Two Point Campus is a university management game in the general Sims style of bearing surface resemblence to the modern world, but then also there’s some robots and vampires dropped in anywhere it would make things more interesting. You set up lecture halls, libraries, major-specific rooms like science labs, kitchens, and jousting grounds, and things to keep student needs satisfied like dorms, bathrooms, cafeterias and vending machines, and student lounges that host rock concerts.
When I picked it up I said that I was disappointed that it wasn’t a magic school manager rather than a regular one, but Two Point Campus is almost a magic school manager. You can teach wizard classes and there’s no strong incentive to expand into a wide variety of different classes rather than doubling down on just one or two, so you can, if you like, have every student at your school be a wizardry major and there’s even a campaign mission that encourages this. There’s even two separate wizard-related courses, regular Wizardry and the Dark Arts. It’s still pretty barebones compard to what I would hope for from a full-fledged wizard academy game, but much more than what I expected from a university game.
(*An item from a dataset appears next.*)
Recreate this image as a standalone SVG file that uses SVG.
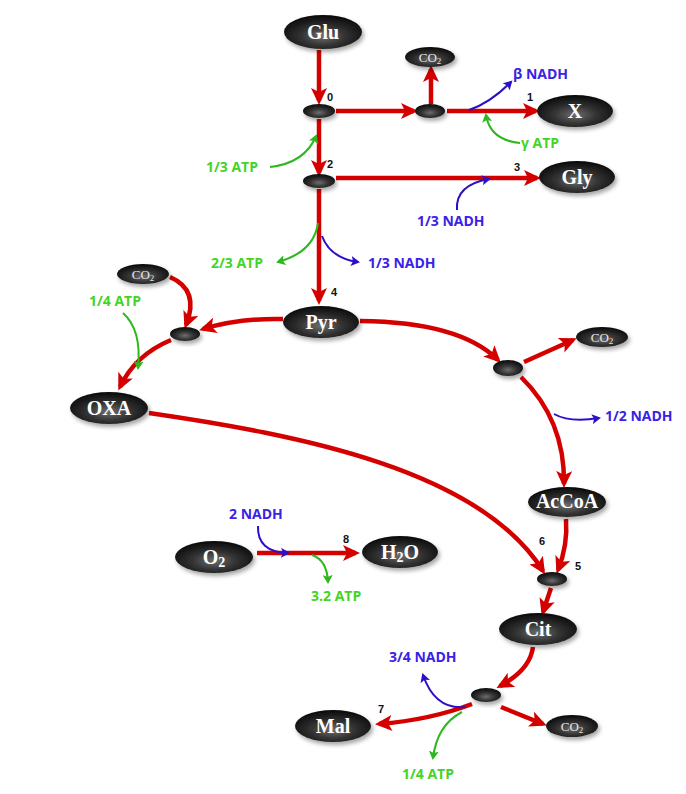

Two Point Campus also has majors like Funny Business, Archaeology, and Spy School, so in addition to a regular university and Hogwarts, you can also run a clown college, Indiana Jones’ school, and…was there ever a secret agent high school themed YA book series or TV show or something? I feel like that happened at some point, but the closest thing I can think of is Alex Rider, who is a teenage James Bond-style operative but I don’t think he ever went to a special spy school. Anyway, you unlock different majors with points you get from leveling up your campus, which you do by buying things and hiring people and generally playing the game successfully. The amount of points for unlocking majors goes up linearly, but the amount of effort required to get them goes up exponentially, so there’s no hard cap (that I’ve reached, at least) for how many different courses you can offer, but the more you have, the harder it is to get more still. Instead of getting new majors, you can instead upgrade the ones you have, increasing the number of students who attend for that major and maybe also improving their grades or something, I’m really not sure. The cost on improving majors goes up with each level of the major, so you’re encouraged to diversify at least a bit, but only in marathon mega-schools will you ever reach a point where it feels like the game is trying to drag you into a major you don’t want to support.
This is almost exactly the kind of thing I was talking about with Spacebase Startopia, although only almost because there’s still only one kind of university to run mechanically. Some of the majors do have slightly more complex room requirements than others, the simplest ones requiring only a lecture hall while the most complex require multiple different laboratories and are high enough difficulty to tax your mastery of things like libraries and private tutoring rooms, which increase a student’s grade, something which is less necessary on easier courses and more necessary on harder ones. There aren’t really different builds for different kinds of university, though, some of them are just harder than others. Still, you can at least have the appearance of different universities, and the difference in difficulty isn’t nothing.
The game also has a sense of humor that is, in stark contrast to Spacebase Startopia, present. It’s not hilarious or anything, but it’s actually doing the sardonic British wit thing that Kalypso so desperately wishes it could do. Honestly, the broad theme of Two Point Studios so far is that they’re like if Kalypso were actually good at all the things they attempt. They should make Two Point Dungeon just to really rub it in.